Когда те поняли, где искать Седого, Шакал велел им:
— Передайте, чтоб мигом тут возник. Иначе через час будет поздно. Да выкуп за кентов не сеет прихватить! Я погляжу, как их оценит сучий сын. Живей хиляйте, — нахмурился пахан. И когда сявки зашуршали по лестнице, велел Боцману развязать обоих воров. Те, не веря в собственное счастье» сели на полу, прижавшись спинами к стене. Стоять не могли. Когда Задрыга проходила мимо, оба вздрагивали, вжимались в угол
— Не даст Седой за нас выкуп Нет у него башлей. Это верняк! Иначе зачем мы тут оказались? Непруха нас попутала. Лучшие кенты — в ходках. А сам Седой стареть стал. В дела не ходит Проколов много, Не хочет в тюряге откинуться.

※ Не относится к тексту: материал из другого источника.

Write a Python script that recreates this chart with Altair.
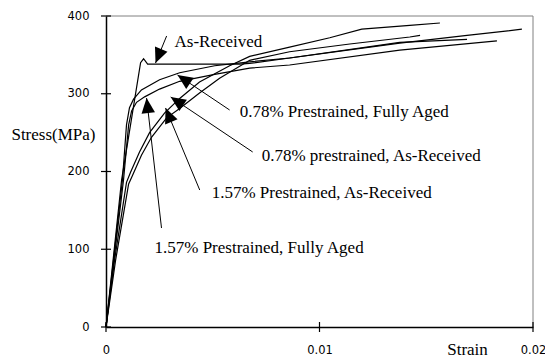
import math

import altair as alt
import pandas as pd

# ---- Stress-strain curves (strain, stress in MPa) ----
as_received_strain = [0, 0.00073, 0.00162, 0.00176, 0.00195, 0.00626, 0.00673, 0.0086, 0.01376, 0.01691]
as_received_stress = [0, 189, 340, 345, 338, 338, 339, 346, 366, 370]

pre078_aged_strain = [0, 0.00077, 0.00096, 0.0011, 0.00129, 0.00166, 0.00251, 0.00345, 0.00509, 0.00673, 0.0086, 0.01376, 0.01691, 0.01948]
pre078_aged_stress = [0, 189, 260, 282, 293, 305, 318, 327, 336, 341, 346, 365, 375, 383]

pre157_aged_strain = [0, 0.00082, 0.00106, 0.0012, 0.00143, 0.00181, 0.00251, 0.00345, 0.00509, 0.00673, 0.0086, 0.01376, 0.01831]
pre157_aged_stress = [0, 189, 260, 278, 289, 296, 306, 316, 325, 333, 337, 356, 368]

pre157_recv_strain = [0, 0.0004, 0.00096, 0.00115, 0.00157, 0.00204, 0.00274, 0.00345, 0.00438, 0.00579, 0.00673, 0.0086, 0.01048, 0.01198, 0.01423, 0.01564]
pre157_recv_stress = [0, 86, 186, 199, 225, 250, 275, 294, 315, 336, 348, 360, 372, 383, 388, 391]

pre078_recv_strain = [0, 0.00045, 0.00106, 0.00124, 0.00166, 0.00213, 0.00284, 0.00345, 0.00438, 0.00532, 0.00673, 0.0086, 0.01142, 0.01423, 0.01471]
pre078_recv_stress = [0, 86, 184, 195, 221, 244, 269, 281, 301, 320, 343, 354, 364, 373, 375]

curves = {
    "As-Received": (as_received_strain, as_received_stress),
    "0.78% Prestrained, Fully Aged": (pre078_aged_strain, pre078_aged_stress),
    "1.57% Prestrained, Fully Aged": (pre157_aged_strain, pre157_aged_stress),
    "1.57% Prestrained, As-Received": (pre157_recv_strain, pre157_recv_stress),
    "0.78% prestrained, As-Received": (pre078_recv_strain, pre078_recv_stress),
}

# ---- Callout labels and their arrows (data units) ----
label_text = [
    "As-Received",
    "0.78% Prestrained, Fully Aged",
    "0.78% prestrained, As-Received",
    "1.57% Prestrained, As-Received",
    "1.57% Prestrained, Fully Aged",
]
label_strain = [0.00321, 0.00626, 0.00729, 0.00495, 0.00227]
label_stress = [366.6, 276.5, 219.9, 172.4, 101.6]

arrow_tail_strain = [0.00284, 0.00579, 0.00687, 0.00439, 0.00260]
arrow_tail_stress = [374.3, 279.1, 225.1, 176.2, 127.3]
arrow_tip_strain = [0.00232, 0.00335, 0.00303, 0.00279, 0.00190]
arrow_tip_stress = [339.5, 324.1, 295.8, 281.7, 294.5]

x_tick_values = [0, 0.01, 0.02]
y_tick_values = [0, 100, 200, 300, 400]

# ---- Layout ----
W, H = 427, 311
X_MAX, Y_MAX = 0.02, 400
TICK_HALF = 5
SERIF = "Liberation Serif"
SANS = "DejaVu Sans"

rows = []
for name, (strain, stress) in curves.items():
    for i, (e, s) in enumerate(zip(strain, stress)):
        rows.append({"curve": name, "order": i, "strain": e, "stress": s})
curve_df = pd.DataFrame(rows)

# arrowhead rotation computed in screen space (0 deg = pointing up, clockwise)
angles = []
for tx, ty, hx, hy in zip(arrow_tail_strain, arrow_tail_stress, arrow_tip_strain, arrow_tip_stress):
    dx = (hx - tx) / X_MAX * W
    dy = -(hy - ty) / Y_MAX * H
    angles.append(math.degrees(math.atan2(dx, -dy)) % 360)

arrow_df = pd.DataFrame({
    "label": label_text,
    "strain": arrow_tail_strain,
    "stress": arrow_tail_stress,
    "tip_strain": arrow_tip_strain,
    "tip_stress": arrow_tip_stress,
    "angle": angles,
})
label_df = pd.DataFrame({"label": label_text, "strain": label_strain, "stress": label_stress})

x_scale = alt.Scale(domain=[0, X_MAX], nice=False)
y_scale = alt.Scale(domain=[0, Y_MAX], nice=False)

x_axis = alt.Axis(
    values=x_tick_values,
    labelExpr="datum.value == 0 ? '0' : format(datum.value, '.2f')",
    title="Strain",
    ticks=False, tickSize=0, grid=False,
    domainColor="black", domainWidth=1.5,
    labelFont=SANS, labelFontSize=11.5, labelColor="black",
    labelPadding=23, labelBaseline="middle", labelFlush=False,
    titleFont=SERIF, titleFontSize=17, titleFontWeight="normal", titleColor="black",
    titleX=361, titleY=22, titleAlign="center", titleBaseline="middle",
    zindex=1,
)
y_axis = alt.Axis(
    values=y_tick_values,
    title="Stress(MPa)",
    ticks=False, tickSize=0, grid=False,
    domainColor="black", domainWidth=1.5,
    labelFont=SANS, labelFontSize=11.5, labelColor="black",
    labelPadding=17,
    titleFont=SERIF, titleFontSize=17, titleFontWeight="normal", titleColor="black",
    titleAngle=0, titleX=-11, titleY=118, titleAlign="right", titleBaseline="middle",
    zindex=1,
)


def xenc(field):
    return alt.X(field, type="quantitative", scale=x_scale, axis=x_axis)


def yenc(field):
    return alt.Y(field, type="quantitative", scale=y_scale, axis=y_axis)


lines = alt.Chart(curve_df).mark_line(color="black", strokeWidth=1.2).encode(
    x=xenc("strain"),
    y=yenc("stress"),
    detail="curve:N",
    order="order:Q",
)

# gray frame on the top and right sides
one = pd.DataFrame({"k": [0]})
top_border = alt.Chart(one).mark_rule(color="#808080", strokeWidth=1).encode(
    x=alt.X(datum=0, type="quantitative", scale=x_scale, axis=x_axis),
    x2=alt.X2(datum=X_MAX),
    y=alt.Y(datum=Y_MAX, type="quantitative", scale=y_scale, axis=y_axis),
)
right_border = alt.Chart(one).mark_rule(color="#808080", strokeWidth=1).encode(
    x=alt.X(datum=X_MAX, type="quantitative", scale=x_scale, axis=x_axis),
    y=alt.Y(datum=0, type="quantitative", scale=y_scale, axis=y_axis),
    y2=alt.Y2(datum=Y_MAX),
)

# tick marks that cross the axis lines
y_ticks = alt.Chart(pd.DataFrame({"stress": y_tick_values})).mark_rule(color="black", strokeWidth=1.2).encode(
    y=yenc("stress"),
    x=alt.value(-TICK_HALF), x2=alt.value(TICK_HALF),
)
x_ticks = alt.Chart(pd.DataFrame({"strain": x_tick_values})).mark_rule(color="black", strokeWidth=1.2).encode(
    x=xenc("strain"),
    y=alt.value(H - TICK_HALF), y2=alt.value(H + TICK_HALF),
)

shafts = alt.Chart(arrow_df).mark_rule(color="black", strokeWidth=1).encode(
    x=xenc("strain"),
    y=yenc("stress"),
    x2="tip_strain:Q",
    y2="tip_stress:Q",
)
heads = alt.Chart(arrow_df).mark_point(
    shape="M0,0L-0.45,1L0.45,1Z", filled=True, color="black", opacity=1, size=900, strokeWidth=0
).encode(
    x=xenc("tip_strain"),
    y=yenc("tip_stress"),
    angle=alt.Angle("angle:Q", scale=None),
)
labels = alt.Chart(label_df).mark_text(
    align="left", baseline="middle", font=SERIF, fontSize=17, color="black"
).encode(
    x=xenc("strain"),
    y=yenc("stress"),
    text="label:N",
)

chart = alt.layer(
    lines, top_border, right_border, shafts, heads, labels, y_ticks, x_ticks
).properties(
    width=W, height=H,
    padding={"left": 106, "top": 16, "right": 12, "bottom": 31},
    autosize="none",
    background="white",
).configure_view(stroke=None)

chart.save("out.html", embed_options={"renderer": "svg", "actions": False})
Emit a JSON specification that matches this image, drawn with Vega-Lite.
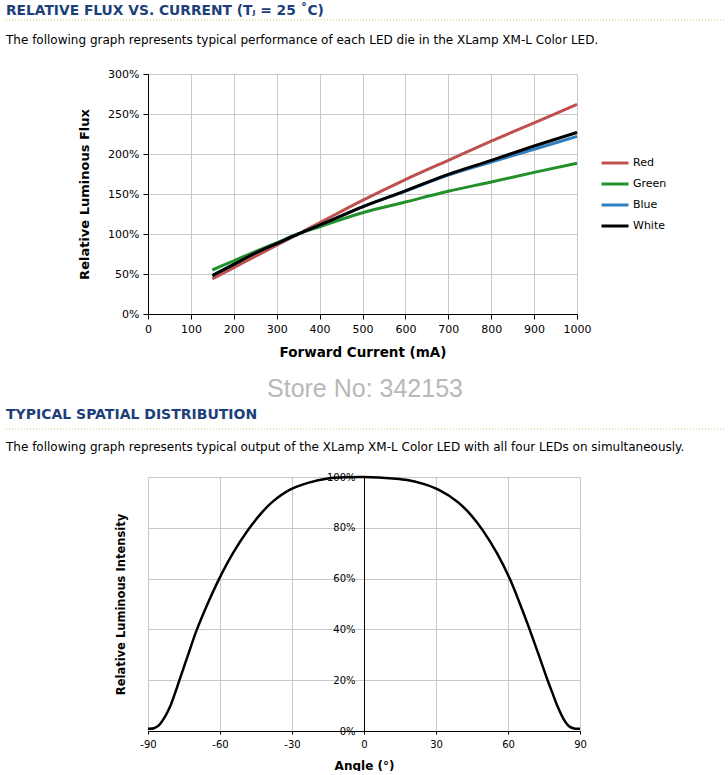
{
  "$schema": "https://vega.github.io/schema/vega-lite/v6.json",
  "background": "white",
  "padding": {"left": 5, "top": 3, "right": 0, "bottom": 0},
  "autosize": {"type": "pad"},
  "config": {
    "font": "DejaVu Sans",
    "view": {"stroke": null},
    "axis": {"labelColor": "#000000", "titleColor": "#000000", "domainColor": "#000000", "tickColor": "#000000", "gridColor": "#c8c8c8", "labelFont": "DejaVu Sans", "titleFont": "DejaVu Sans", "labelFontSize": 11, "titleFontWeight": "bold"}
  },
  "columns": 1,
  "spacing": 5,
  "concat": [
    {
      "width": 718,
      "height": 9,
      "title": {"text": "RELATIVE FLUX VS. CURRENT (Tⱼ = 25 ˚C)", "anchor": "start", "frame": "group", "fontSize": 13.8, "fontWeight": "bold", "color": "#1d3f7a", "font": "DejaVu Sans", "offset": 2},
      "data": {"values": [{"sep": 1}]},
      "mark": {"type": "rule", "color": "#d8c57a", "strokeDash": [1, 2], "strokeWidth": 1},
      "encoding": {"y": {"field": "sep", "type": "quantitative", "scale": {"domain": [0, 1]}, "axis": null}}
    },
    {
      "width": 571,
      "height": 240,
      "title": {"text": "The following graph represents typical performance of each LED die in the XLamp XM-L Color LED.", "anchor": "start", "frame": "group", "fontSize": 12, "fontWeight": "normal", "color": "#000000", "font": "DejaVu Sans", "offset": 21},
      "data": {"values": [
        {"current": 150, "flux": 0.44, "led": "Red"},
        {"current": 200, "flux": 0.58, "led": "Red"},
        {"current": 250, "flux": 0.72, "led": "Red"},
        {"current": 300, "flux": 0.86, "led": "Red"},
        {"current": 350, "flux": 1.00, "led": "Red"},
        {"current": 400, "flux": 1.14, "led": "Red"},
        {"current": 500, "flux": 1.42, "led": "Red"},
        {"current": 600, "flux": 1.68, "led": "Red"},
        {"current": 700, "flux": 1.92, "led": "Red"},
        {"current": 800, "flux": 2.16, "led": "Red"},
        {"current": 900, "flux": 2.39, "led": "Red"},
        {"current": 1000, "flux": 2.62, "led": "Red"},
        {"current": 150, "flux": 0.55, "led": "Green"},
        {"current": 200, "flux": 0.665, "led": "Green"},
        {"current": 250, "flux": 0.78, "led": "Green"},
        {"current": 300, "flux": 0.89, "led": "Green"},
        {"current": 350, "flux": 1.00, "led": "Green"},
        {"current": 400, "flux": 1.09, "led": "Green"},
        {"current": 500, "flux": 1.265, "led": "Green"},
        {"current": 600, "flux": 1.40, "led": "Green"},
        {"current": 700, "flux": 1.535, "led": "Green"},
        {"current": 800, "flux": 1.65, "led": "Green"},
        {"current": 900, "flux": 1.77, "led": "Green"},
        {"current": 1000, "flux": 1.885, "led": "Green"},
        {"current": 150, "flux": 0.48, "led": "Blue"},
        {"current": 200, "flux": 0.62, "led": "Blue"},
        {"current": 250, "flux": 0.76, "led": "Blue"},
        {"current": 300, "flux": 0.88, "led": "Blue"},
        {"current": 350, "flux": 1.00, "led": "Blue"},
        {"current": 400, "flux": 1.11, "led": "Blue"},
        {"current": 500, "flux": 1.34, "led": "Blue"},
        {"current": 600, "flux": 1.535, "led": "Blue"},
        {"current": 700, "flux": 1.735, "led": "Blue"},
        {"current": 800, "flux": 1.90, "led": "Blue"},
        {"current": 900, "flux": 2.06, "led": "Blue"},
        {"current": 1000, "flux": 2.22, "led": "Blue"},
        {"current": 150, "flux": 0.48, "led": "White"},
        {"current": 200, "flux": 0.62, "led": "White"},
        {"current": 250, "flux": 0.76, "led": "White"},
        {"current": 300, "flux": 0.88, "led": "White"},
        {"current": 350, "flux": 1.00, "led": "White"},
        {"current": 400, "flux": 1.11, "led": "White"},
        {"current": 500, "flux": 1.34, "led": "White"},
        {"current": 600, "flux": 1.54, "led": "White"},
        {"current": 700, "flux": 1.745, "led": "White"},
        {"current": 800, "flux": 1.92, "led": "White"},
        {"current": 900, "flux": 2.10, "led": "White"},
        {"current": 1000, "flux": 2.27, "led": "White"}
      ]},
      "mark": {"type": "line", "strokeWidth": 3, "interpolate": "monotone"},
      "encoding": {
        "x": {"field": "current", "type": "quantitative", "scale": {"domain": [0, 1000], "nice": false, "range": [142, 571]},
              "axis": {"values": [0, 100, 200, 300, 400, 500, 600, 700, 800, 900, 1000], "format": "d", "title": "Forward Current (mA)", "titleFontSize": 13.5, "tickSize": 5, "labelPadding": 4, "titlePadding": 11, "labelFlush": false}},
        "y": {"field": "flux", "type": "quantitative", "scale": {"domain": [0, 3], "nice": false},
              "axis": {"values": [0, 0.5, 1, 1.5, 2, 2.5, 3], "format": ".0%", "offset": -142, "title": "Relative Luminous Flux", "titleFontSize": 13, "tickSize": 5, "labelPadding": 4, "titlePadding": 16}},
        "color": {"field": "led", "type": "nominal",
                  "scale": {"domain": ["Red", "Green", "Blue", "White"], "range": ["#c0504d", "#23912a", "#2f7fc1", "#000000"]},
                  "legend": {"orient": "none", "legendX": 594, "legendY": 128, "title": null, "symbolType": "stroke", "symbolSize": 729, "symbolStrokeWidth": 3, "labelFontSize": 11, "labelFont": "DejaVu Sans", "labelColor": "#000000", "labelOffset": 3, "rowPadding": -3, "padding": 0}}
      }
    },
    {
      "width": 718,
      "height": 26,
      "data": {"values": [{"note": "Store No: 342153"}]},
      "mark": {"type": "text", "font": "Liberation Sans", "fontSize": 25, "color": "#b8b8b8", "baseline": "top", "align": "center"},
      "encoding": {"text": {"field": "note", "type": "nominal"}}
    },
    {
      "width": 718,
      "height": 6,
      "title": {"text": "TYPICAL SPATIAL DISTRIBUTION", "anchor": "start", "frame": "group", "fontSize": 14, "fontWeight": "bold", "color": "#1d3f7a", "font": "DejaVu Sans", "offset": 7},
      "data": {"values": [{"sep": 1}]},
      "mark": {"type": "rule", "color": "#d8c57a", "strokeDash": [1, 2], "strokeWidth": 1},
      "encoding": {"y": {"field": "sep", "type": "quantitative", "scale": {"domain": [0, 1]}, "axis": null}}
    },
    {
      "width": 574,
      "height": 254,
      "title": {"text": "The following graph represents typical output of the XLamp XM-L Color LED with all four LEDs on simultaneously.", "anchor": "start", "frame": "group", "fontSize": 12, "fontWeight": "normal", "color": "#000000", "font": "DejaVu Sans", "offset": 18},
      "data": {"values": [
        {"angle": -90, "intensity": 0.009},
        {"angle": -87.5, "intensity": 0.011},
        {"angle": -85.5, "intensity": 0.022},
        {"angle": -83, "intensity": 0.055},
        {"angle": -80.6, "intensity": 0.10},
        {"angle": -78.7, "intensity": 0.15},
        {"angle": -76.9, "intensity": 0.20},
        {"angle": -73.3, "intensity": 0.30},
        {"angle": -69.8, "intensity": 0.395},
        {"angle": -65.2, "intensity": 0.50},
        {"angle": -60.3, "intensity": 0.60},
        {"angle": -54.6, "intensity": 0.70},
        {"angle": -48.4, "intensity": 0.79},
        {"angle": -43.5, "intensity": 0.85},
        {"angle": -38.4, "intensity": 0.90},
        {"angle": -30.8, "intensity": 0.95},
        {"angle": -23, "intensity": 0.978},
        {"angle": -15, "intensity": 0.994},
        {"angle": -7, "intensity": 0.999},
        {"angle": 0, "intensity": 1.0},
        {"angle": 6, "intensity": 0.998},
        {"angle": 12, "intensity": 0.994},
        {"angle": 18, "intensity": 0.988},
        {"angle": 24, "intensity": 0.975},
        {"angle": 31, "intensity": 0.95},
        {"angle": 39.3, "intensity": 0.90},
        {"angle": 44.6, "intensity": 0.85},
        {"angle": 49.5, "intensity": 0.79},
        {"angle": 55.4, "intensity": 0.70},
        {"angle": 60.7, "intensity": 0.60},
        {"angle": 65, "intensity": 0.50},
        {"angle": 69, "intensity": 0.40},
        {"angle": 72.8, "intensity": 0.30},
        {"angle": 76.5, "intensity": 0.20},
        {"angle": 78.5, "intensity": 0.15},
        {"angle": 80.5, "intensity": 0.10},
        {"angle": 83, "intensity": 0.05},
        {"angle": 85.3, "intensity": 0.02},
        {"angle": 87.5, "intensity": 0.01},
        {"angle": 90, "intensity": 0.009}
      ]},
      "mark": {"type": "line", "color": "#000000", "strokeWidth": 2.5, "interpolate": "catmull-rom"},
      "encoding": {
        "x": {"field": "angle", "type": "quantitative", "scale": {"domain": [-90, 90], "nice": false, "range": [142, 574]},
              "axis": {"values": [-90, -60, -30, 0, 30, 60, 90], "labelExpr": "'' + datum.value", "title": "Angle (°)", "titleFontSize": 12, "tickSize": 3, "labelPadding": 5, "titlePadding": 11, "labelFontSize": 10, "labelFlush": false}},
        "y": {"field": "intensity", "type": "quantitative", "scale": {"domain": [0, 1], "nice": false},
              "axis": {"values": [0, 0.2, 0.4, 0.6, 0.8, 1], "format": ".0%", "offset": -358, "ticks": false, "labelPadding": 9, "labelFontSize": 10, "title": "Relative Luminous Intensity", "titleFontSize": 11.5, "titleX": -238}}
      }
    }
  ]
}
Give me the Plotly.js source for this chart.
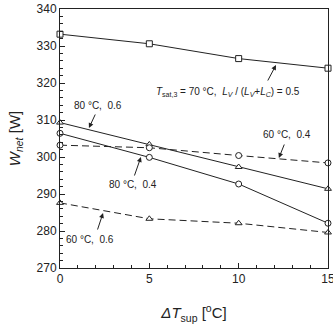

— Без кентов вовсе невпротык. Ни дышать, ни сдохнуть!
— Давно с ним кентуетесь?
— С самого начала только с ним
— В ходках были7
— Влипали. Я трижды, он — два раза тянул
— Много кентов у Седого?
— Хватало. Теперь швах… Попухло много.
— Седой в законе давно?
— Его лет десять назад приняли.
— Мокрить приходилось вам кого-нибудь? — спросил Шакал.
— Нет. Без жмуров фартуем.
— Седой слиняет из малины, куда сунетесь?
— Чего ему линять? Да и без него не пропадем. Не он нас, мы его держим, — вставил безухий.
— Тогда хари отмойте, — указал Шакал на умывальник в коридоре.
Капка удивленно смотрела на пахана, не понимая, чего он тянет с ними.
Когда воры, тихо постучав, вернулись в комнату, Шакал спросил:
— В какие дела ходили?
— Налетчики мы. Без стопора работали. Всегда…
— Сколько в ходках канали?
— Я — двенадцать зим, он — восемь.
— Многовато, — выдохнул Шакал.
— В общаке долю имеете? — спросил обоих. Воры головы опустили:
— Давно общака в малине нет. Ослаб Седой. А сами, что сорвем, то и спустим. Клевый навар редко обрывается. Хотели твою хазу тряхнуть, башли не надышали, на зелень нарвались. Она у тебя хуже стопорилы — зверюга. Ее на разборки — колоть лажанутых! Всю душу вытрясет живодерка! — жаловался безухий.
В это время в комнату постучали, и в хазу вошел хмурый, седой старик. Все лицо в морщинах, как в рубцах.
— Пахан! — вздохнули воры.
Шакал указал гостю место напротив себя. И спросил холодно:
— Неужели фортуна так обидела тебя, что своих кентов послал ты меня тряхнуть? Фартовый фартового? Иль закон наш посеял?